Digital Marketing Playbooks for Early Stage Startups by Vedanarayanan Vedantham

An important question you need to ask: Is there a framework I can adapt on discovering the platforms. Is my product or category is a mass or niche? Example: Is it like you are selling T-Shirts which are mass, whereas the Silk Dhoti or Sherwani is likely to be niche.
  • Can I do the marketing campaigns objectively, yes, you can use tools like: Google AdWords which has a free tool-Google keyword planner or Google Trends.
  • Anything more than 10,000 searches per month in India is relatively mass. If it is mass market, and there is existing latent demand then prioritize Google.
  • If niche, ask the question whether it is high engagement, and has high visual quotient, then prioritize Facebook.
  • Till a few years for me, Facebook was always a brand channel, but now for the first time, the space like what I was operating on (health and fitness), it turns out to be a high engagement channel as well. We were leading the campaigns with Customer Testimony based engagements in Facebook, we introduced a strong visual element like  infographics or pictures and videos.
  • Don’t equate high frequency to high engagement. For example, Ola in their initial days they may done a lot of transactions but they might have got low engagements. If your’s is a Niche market, but low engagement, then go back to Google, prioritize SEO for neighboring keywords. 
  • LinkedIn can be thought of as Facebook equivalent if you are operating in B2B space.  LinkedIn also works if you are targeting working professionals.
  • I was working in Caselet – India’s largest Health track app, where users were happy to share their diet, what they are eating, their exercise regime and so on. We realized soon that Health and fitness is close to the identity of an individual.
  • You need to focus on App Store optimization
The variables that influence the need for stronger relationship management:
  1. Mature vs Nature Category
  2. Unknown vs omnipresent brand
  3. High vs Low ASP
  4. Long vs Short Sales Conversion Cycles
  5. B2B vs B2C
  6. Service vs Product
  7. High vs low levels of standardization
Lead engagement and nurturing: This is popularly referred as marketing automation.
  • A typical exercise will be to follow up with visitors to your app or website on regular basis. On the first day send them a welcome email,  three days later push them an information email/can we help you?, Seven days later send an email with a discount voucher which expires in 48 hours to create a FoMO (Fear of Missing Out) feeling.

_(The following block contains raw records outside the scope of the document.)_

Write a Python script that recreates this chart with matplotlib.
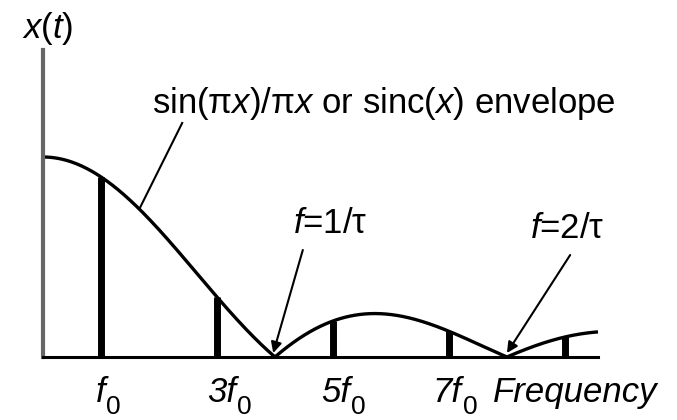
"""Line spectrum of a pulse train under its sinc envelope."""
import numpy as np
import matplotlib
matplotlib.use("Agg")
import matplotlib.pyplot as plt

plt.rcParams["font.family"] = ["Liberation Sans", "DejaVu Sans"]
plt.rcParams["mathtext.fontset"] = "custom"
plt.rcParams["mathtext.rm"] = "Liberation Sans"
plt.rcParams["mathtext.it"] = "Liberation Sans:italic"

# spectral lines (multiples of f0) and their heights
harmonics = [1, 3, 5, 7, 9]
harmonic_amp = [0.90, 0.30, 0.18, 0.13, 0.10]
tick_pos = [1, 3, 5, 7]
tick_main = ["f", "3f", "5f", "7f"]
first_null = 4      # f = 1/tau, in units of f0
f_max = 9.57

FS = 25
SUB_FS = 19
label_shift = [0.07, 0.33, 0.29, 0.22]   # where the subscript starts, per label

fig = plt.figure(figsize=(6.77, 4.2), dpi=100)
ax = fig.add_axes([43 / 677, 63 / 420, 555 / 677, 307 / 420])
ax.set_xlim(0, f_max)
ax.set_ylim(0, 1.535)

f = np.linspace(0, f_max, 800)
ax.plot(f, np.abs(np.sinc(f / first_null)), color="black", lw=2.4,
        solid_capstyle="butt", clip_on=False)
ax.vlines(harmonics, 0, harmonic_amp, color="black", lw=5)

for side in ("top", "right"):
    ax.spines[side].set_visible(False)
ax.spines["left"].set_color("#666666")
ax.spines["left"].set_linewidth(3)
ax.spines["bottom"].set_color("black")
ax.spines["bottom"].set_linewidth(2.2)
ax.set_xticks([])
ax.set_yticks([])

# axis labels
ax.text(-0.37, 1.595, "$x$($t$)", fontsize=FS, ha="left", va="baseline", clip_on=False)
for x, main, dx in zip(tick_pos, tick_main, label_shift):
    ax.text(x + dx, -0.225, main, fontsize=FS, style="italic",
            ha="right", va="baseline", clip_on=False)
    ax.text(x + dx + 0.02, -0.285, "0", fontsize=SUB_FS,
            ha="left", va="baseline", clip_on=False)
ax.text(7.76, -0.225, "Frequency", fontsize=FS, style="italic",
        ha="left", va="baseline", clip_on=False)

# envelope callout
ax.text(1.88, 1.22, "sin(π$x$)/π$x$ or sinc($x$) envelope", fontsize=FS,
        ha="left", va="baseline")
ax.plot([2.40, 1.67], [1.17, 0.745], color="black", lw=1.5)

# null markers
arrow = dict(arrowstyle="-|>", color="black", lw=1.5, mutation_scale=16,
             shrinkA=0, shrinkB=0)
ax.text(4.31, 0.62, "$f$=1/τ", fontsize=FS, ha="left", va="baseline")
ax.annotate("", xy=(3.97, 0.02), xytext=(4.48, 0.535), arrowprops=arrow)
ax.text(8.40, 0.595, "$f$=2/τ", fontsize=FS, ha="left", va="baseline")
ax.annotate("", xy=(8.0, 0.02), xytext=(9.09, 0.51), arrowprops=arrow)

fig.savefig("out.png", dpi=100, facecolor="white")
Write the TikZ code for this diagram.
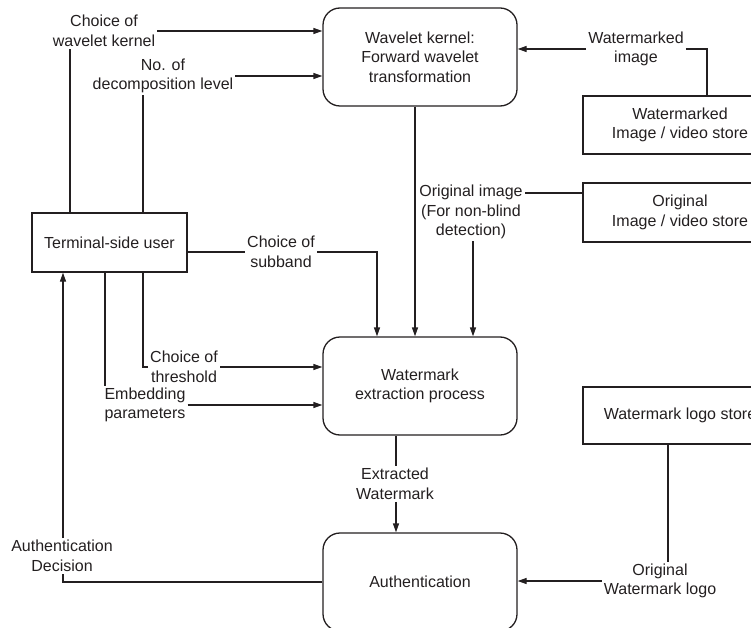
\documentclass[tikz,border=0pt]{standalone}
\usepackage{fontspec}
\setmainfont{Liberation Sans}
\usetikzlibrary{arrows.meta}
\definecolor{ink}{RGB}{35,31,32}
\begin{document}
\begin{tikzpicture}[x=1pt,y=-1pt,
  every node/.style={text=ink,font=\fontsize{16}{19.5}\selectfont,align=center},
  conn/.style={draw=ink,line width=1.3pt},
  arr/.style={conn,-{Triangle[length=9pt,width=6pt]}},
  procbox/.style={draw=ink,line width=1.3pt,rounded corners=17pt,minimum width=194pt,minimum height=98pt,inner sep=0pt},
  storebox/.style={draw=ink,line width=1.3pt,minimum width=194pt,inner sep=0pt},
  lbl/.style={inner sep=2pt}]
\useasboundingbox (0,0) rectangle (751,628);
\clip (0,0) rectangle (751,628);
% x positions of vertical connectors
\coordinate (x63) at (63,0);
\coordinate (x70) at (70,0);
\coordinate (x105) at (105,0);
\coordinate (x143) at (143,0);
\coordinate (x377) at (377,0);
\coordinate (x396) at (396,0);
\coordinate (x415) at (415,0);
\coordinate (x473) at (473,0);
\coordinate (x668) at (668,0);
\coordinate (x707) at (707,0);
\coordinate (y193) at (0,193);
% boxes
\node[procbox] (wk) at (420,57) {Wavelet kernel:\\Forward wavelet\\transformation};
\node[procbox] (ex) at (420,386) {Watermark\\extraction process};
\node[procbox] (au) at (420,582) {Authentication};
\node[storebox,minimum width=155pt,minimum height=59pt] (user) at (109.5,242.5) {Terminal-side user};
\node[storebox,minimum height=58pt] (ws) at (680,125) {Watermarked\\Image / video store};
\node[storebox,minimum height=59pt] (os) at (680,212.5) {Original\\Image / video store};
\node[storebox,minimum height=57pt] (ls) at (680,415.5) {Watermark logo store};
% labels
\node[lbl] (l1) at (104,31) {Choice of\\wavelet kernel};
\node[lbl] (l2) at (163,76) {No. of\\decomposition level};
\node[lbl] (l3) at (636,49) {Watermarked\\image};
\node[lbl] (l4) at (471,212) {Original image\\(For non-blind\\detection)};
\node[lbl] (l5) at (281,252) {Choice of\\subband};
\node[lbl] (l6) at (184,367) {Choice of\\threshold};
\node[lbl] (l7) at (145,405) {Embedding\\parameters};
\node[lbl] (l8) at (395,484) {Extracted\\Watermark};
\node[lbl] (l9) at (62,556) {Authentication\\Decision};
\node[lbl] (l10) at (660,581) {Original\\Watermark logo};
% connectors
\draw[conn] (user.north -| x70) -- (l1.south -| x70);
\draw[arr] (l1.east) -- (l1.east -| wk.west);
\draw[conn] (user.north -| x143) -- (l2.south -| x143);
\draw[arr] (l2.east) -- (l2.east -| wk.west);
\draw[arr] (l3.west) -- (l3.west -| wk.east);
\draw[conn] (l3.east) -| (ws.north -| x707);
\draw[arr] (wk.south -| x415) -- (ex.north -| x415);
\draw[conn] (os.west |- y193) -- (l4.east |- y193);
\draw[arr] (l4.south -| x473) -- (ex.north -| x473);
\draw[conn] (user.east |- l5.west) -- (l5.west);
\draw[arr] (l5.east) -| (ex.north -| x377);
\draw[conn] (user.south -| x143) |- (l6.west);
\draw[arr] (l6.east) -- (l6.east -| ex.west);
\draw[conn] (user.south -| x105) -- (l7.north -| x105);
\draw[arr] (l7.east) -- (l7.east -| ex.west);
\draw[conn] (ex.south -| x396) -- (l8.north -| x396);
\draw[arr] (l8.south -| x396) -- (au.north -| x396);
\draw[conn] (au.west) -| (l9.south -| x63);
\draw[arr] (l9.north -| x63) -- (user.south -| x63);
\draw[conn] (ls.south -| x668) -- (l10.north -| x668);
\draw[arr] (l10.west) -- (l10.west -| au.east);
\end{tikzpicture}
\end{document}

  • Hubspot is the market leader, Zoho and FreshDesk also work very well and affordable. ActON is also an affordable option. MarketO is expensive. Almost all CRM systems have API integrations to marketing automation tools.
How can lead engagement and nurturing help a business? 
  1. Part of a transaction lifecycle for driving conversions.
  2. Driving stickiness/loyalty/repeat behaviour/engagement.
  3. Refunneling users and improving marketing RoI – gives a score to your sales team to help them to shortlist on promising clients to focus their efforts.
I was working for one of India’s top ethnic wear fashion players. They were selling Indian clothes to NRI in the USA, our USP was we allowed customization options. We wanted to drive “repeat business”, here marketing automation helped us. 
If you are starting a business or a small business, run low ticket experiments, if you are first doing this, don’t spend more than a lakh of rupees for the experimentation. Then, as you learn, customize and plan your spends.
I follow these sites for what’s happening in this space: Neil Patel, SEO Moz, Avinash Kaushik.

[Disclaimer: The notes above are not meant to be comprehensive or accurate, and if there are any mistakes they are due to my notes taking.]